Born in Tabriz in 1986, Abedinirad moved with her family to Tehran aged two. Her father is a banker, her mother a housewife. Somewhat unusually, they encouraged their daughter’s artistic talents, even though she had different ideas.
“I was very good at mathematics and I wanted to be an electronic engineer,” she tells me via Skype from Tehran. Her long, dark hair is pulled back into a no-nonsense ponytail, she wears black-rimmed spectacles, her face free of make-up. It comes as no surprise that she has worked as a model, although it’s a profession she has little interest in pursuing. She studied graphic design and later fashion design at Dr Shariaty Technical College in Tehran. But neither of these fields gripped her. Her life-changing moment came in 2010 when she was chosen as the face of the United Colors of Benetton’s fall/winter campaign, and invited to work at Benetton’s Fabrica communication research centre in Treviso, Italy. It was here, mixing with artists, that she decided she wanted to become one.

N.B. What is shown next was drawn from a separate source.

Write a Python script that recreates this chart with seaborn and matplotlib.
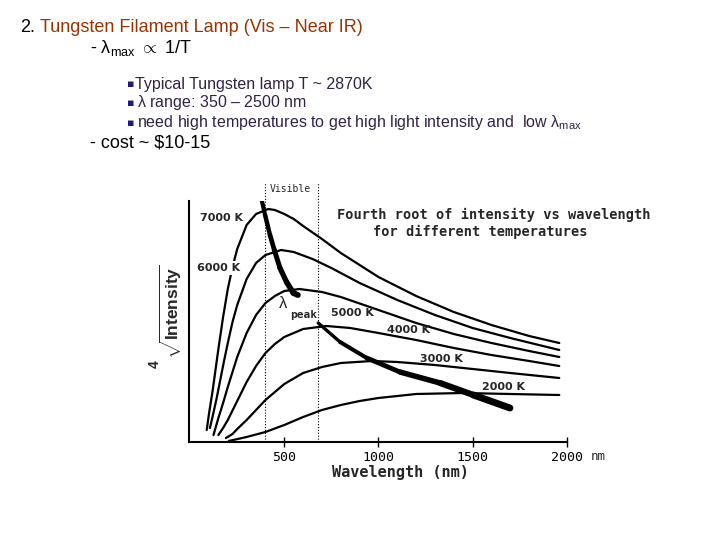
import numpy as np
import pandas as pd
import matplotlib
matplotlib.use("Agg")
import matplotlib.pyplot as plt
import seaborn as sns

# fourth root of intensity (arbitrary units), per temperature
temps = ["7000 K", "6000 K", "5000 K", "4000 K", "3000 K", "2000 K"]

wl_7000 = [88, 100, 120, 150, 175, 200, 225, 250, 300, 350, 414, 450, 500, 550, 600, 700, 800, 900,
           1000, 1200, 1400, 1600, 1800, 1960]
i_7000 = [12, 28, 52, 93, 125, 153, 175, 193, 217, 228, 233, 232, 228, 223, 216, 203, 189, 177,
          165, 146, 130, 117, 106, 99]

wl_6000 = [105, 120, 140, 160, 180, 200, 225, 250, 300, 350, 400, 483, 550, 650, 750, 900, 1100,
           1300, 1500, 1700, 1960]
i_6000 = [14, 26, 43, 62, 81, 99, 120, 137, 163, 179, 187, 192, 190, 183, 174, 159, 142,
          127, 114, 104, 92]

wl_5000 = [124, 150, 175, 200, 225, 250, 300, 350, 400, 450, 500, 580, 700, 800, 1000, 1200, 1400,
           1600, 1800, 1960]
i_5000 = [7, 24, 39, 55, 70, 85, 109, 127, 139, 146, 151, 153, 150, 145, 132, 119, 108,
          99, 91, 85]

wl_4000 = [150, 175, 200, 250, 300, 350, 400, 450, 500, 600, 724, 850, 1000, 1200, 1400, 1600, 1800, 1960]
i_4000 = [7, 14, 22, 41, 60, 76, 89, 98, 105, 113, 116, 114, 109, 102, 94, 87, 81, 76]

wl_3000 = [190, 225, 250, 300, 350, 400, 500, 600, 700, 800, 966, 1100, 1300, 1500, 1700, 1960]
i_3000 = [4, 8, 13, 22, 32, 42, 58, 69, 75, 79, 81, 80, 77, 73, 69, 64]

wl_2000 = [205, 300, 400, 500, 600, 700, 800, 900, 1000, 1200, 1450, 1700, 1960]
i_2000 = [1, 5, 10, 17, 25, 32, 37, 41, 44, 48, 49, 48, 47]

# lambda_peak trace (two pieces)
peak1_wl = [368, 398, 424, 447, 477, 512, 548, 572]
peak1_i = [252, 227, 207, 192, 174, 160, 149, 147]
peak2_wl = [680, 796, 938, 1114, 1327, 1504, 1698]
peak2_i = [119, 100, 84, 70, 59, 47, 34]

visible_edges = [395, 680]
xticks = [500, 1000, 1500, 2000]

sns.set_theme(style="white")
plt.rcParams['font.family'] = ['Liberation Sans', 'DejaVu Sans']
plt.rcParams['mathtext.fontset'] = 'custom'
plt.rcParams['mathtext.rm'] = 'Liberation Sans'
plt.rcParams['mathtext.it'] = 'Liberation Sans:italic'
plt.rcParams['mathtext.bf'] = 'Liberation Sans:bold'

MONO = 'DejaVu Sans Mono'

fig = plt.figure(figsize=(7.2, 5.4), dpi=100)
fig.patch.set_facecolor('white')
ax = fig.add_axes([189 / 720, 98 / 540, 378 / 720, 241 / 540])

curves = {"7000 K": (wl_7000, i_7000), "6000 K": (wl_6000, i_6000), "5000 K": (wl_5000, i_5000),
          "4000 K": (wl_4000, i_4000), "3000 K": (wl_3000, i_3000), "2000 K": (wl_2000, i_2000)}
df = pd.concat([pd.DataFrame({'wavelength': w, 'intensity': v, 'temp': t})
                for t, (w, v) in curves.items()], ignore_index=True)

sns.lineplot(data=df, x='wavelength', y='intensity', hue='temp', hue_order=temps,
             palette=['black'] * len(temps), legend=False, linewidth=1.6,
             estimator=None, ax=ax)

def thick_trace(w, v, lw0, lw1):
    widths = np.linspace(lw0, lw1, len(w) - 1)
    for k in range(len(w) - 1):
        ax.plot(w[k:k + 2], v[k:k + 2], color='black', lw=widths[k],
                solid_capstyle='round', zorder=4)

thick_trace(peak1_wl, peak1_i, 3.0, 4.2)
thick_trace(peak2_wl, peak2_i, 2.4, 5.0)

for xv in visible_edges:
    ax.axvline(xv, ymin=0, ymax=259 / 241, color='black', lw=0.8,
               ls=(0, (1, 1.6)), clip_on=False, zorder=1)

ax.set_xlim(-6, 2001)
ax.set_ylim(0, 241)
ax.set_xticks(xticks)
ax.set_yticks([])
ax.set_xlabel('')
ax.set_ylabel('')
ax.tick_params(axis='x', direction='inout', length=7, width=1, pad=3,
               labelsize=9.5, colors='black', bottom=True)
for lbl in ax.get_xticklabels():
    lbl.set_fontfamily(MONO)
for side in ['top', 'right']:
    ax.spines[side].set_visible(False)
for side in ['left', 'bottom']:
    ax.spines[side].set_color('black')
    ax.spines[side].set_linewidth(1.5)

# curve labels
lab_kw = dict(fontsize=8, fontweight='bold', ha='center', va='center', fontfamily='DejaVu Sans')
ax.text(164, 224, "7000 K", **lab_kw)
ax.text(153, 174, "6000 K", bbox=dict(facecolor='white', edgecolor='none', pad=1.5), zorder=5, **lab_kw)
ax.text(862, 129, "5000 K", **lab_kw)
ax.text(1159, 112, "4000 K", **lab_kw)
ax.text(1335, 83, "3000 K", **lab_kw)
ax.text(1664, 55, "2000 K", **lab_kw)

ax.text(496, 139, r'$\mathrm{\lambda}$', fontsize=12, fontweight='bold', ha='center', va='center')
ax.text(602, 127, 'peak', fontsize=8, fontweight='bold', fontfamily=MONO, ha='center', va='center')
ax.text(534, 253, 'Visible', fontsize=7, fontfamily=MONO, ha='center', va='center', clip_on=False)

ax.text(1610, 227, 'Fourth root of intensity vs wavelength', fontsize=9.8, fontweight='bold',
        fontfamily=MONO, ha='center', va='center')
ax.text(1540, 210, 'for different temperatures', fontsize=9.8, fontweight='bold',
        fontfamily=MONO, ha='center', va='center')

ax.text(2125, -14, 'nm', fontsize=9, fontfamily=MONO, ha='left', va='center', clip_on=False)
ax.text(1114, -30, 'Wavelength (nm)', fontsize=11, fontweight='bold', fontfamily=MONO,
        ha='center', va='center', clip_on=False)
ax.text(-100, 130, r'$\sqrt{\mathbf{Intensity}}$', fontsize=12.5, rotation=90,
        ha='center', va='center', clip_on=False)
ax.text(-186, 78, '4', fontsize=10, fontweight='bold', rotation=90,
        ha='center', va='center', clip_on=False)

# slide text
def ftext(x, y, s, **kw):
    fig.text(x / 720, 1 - y / 540, s, va='center', ha='left', **kw)

brown = '#993300'
purple = '#332244'
navy = '#1a1a80'

ftext(20, 27, '2.', fontsize=13, color='black')
ftext(40, 27, 'Tungsten Filament Lamp (Vis – Near IR)', fontsize=13, color=brown)
ftext(90, 48, r'- $\mathrm{\lambda}_{\mathrm{max}}$ $\propto$ 1/T', fontsize=13, color='black')
ftext(127, 84, '▪', fontsize=8, color=navy, fontfamily='DejaVu Sans')
ftext(135, 84, 'Typical Tungsten lamp T ~ 2870K', fontsize=11.5, color=purple)
ftext(127, 103, '▪', fontsize=8, color=navy, fontfamily='DejaVu Sans')
ftext(137, 103, r'$\mathrm{\lambda}$ range: 350 – 2500 nm', fontsize=11.5, color=purple)
ftext(127, 123, '▪', fontsize=8, color=navy, fontfamily='DejaVu Sans')
ftext(137, 123, r'need high temperatures to get high light intensity and  low $\mathrm{\lambda}_{\mathrm{max}}$',
      fontsize=11.5, color=purple)
ftext(90, 143, '- cost ~ $10-15', fontsize=13, color='black')

fig.savefig('out.png', dpi=100, facecolor='white')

“I came back to Iran and started doing performance art, reading about conceptual art, and this process took me to land art,” she says. She also had the good fortune to study video art with the acclaimed Iranian film director Abbas Kiarostami, who reignited her love for her country. She acknowledges that it’s hard being a female artist in Iran, but the challenge inspires her.
“Even though we have lots of limitations here, I believe also that limitations brings creativity for us,” she says. “We are finding a way to tackle this problem and restrictions … we have lots of women artists here, more than men … working hard, and maybe they are also more brave than me.” She adds: “But there are still a lot of things I can’t get used to, and I don’t want to get used to.”
Abedinirad first visited Australia in 2015, exhibiting a mirrored ziggurat on Cockatoo Island in Sydney for the Underbelly Arts Festival. Her mirrored works draw on the writings of Persian poets Rumi and Hafiz, and their concepts of light. Rumi, she tells me, writes of polishing one’s heart until it becomes as bright and pure as a mirror, a reflector of light.
I wonder whether there is an underlying spirituality or religious element to her work.
“I’m not religious at all,” she says. “Not me, not my family, not my friends. People are kind of tired of religion here.”
Back in Geelong, Ballis and I jump into his ute and head to the tip where a few everyday gleaners are lining up at the gate before 9am. When the gates open, Ballis is the image of calm concentration, masterfully scanning the waste, spying treasures among the trash. He picks up two chipped and dented enamel Victorian lightshades, a metal trolley, and a print of Melbourne, all for $60.
He reckons the two lightshades alone, which cost him $10 each, will resell for $220. No luck with old televisions, though.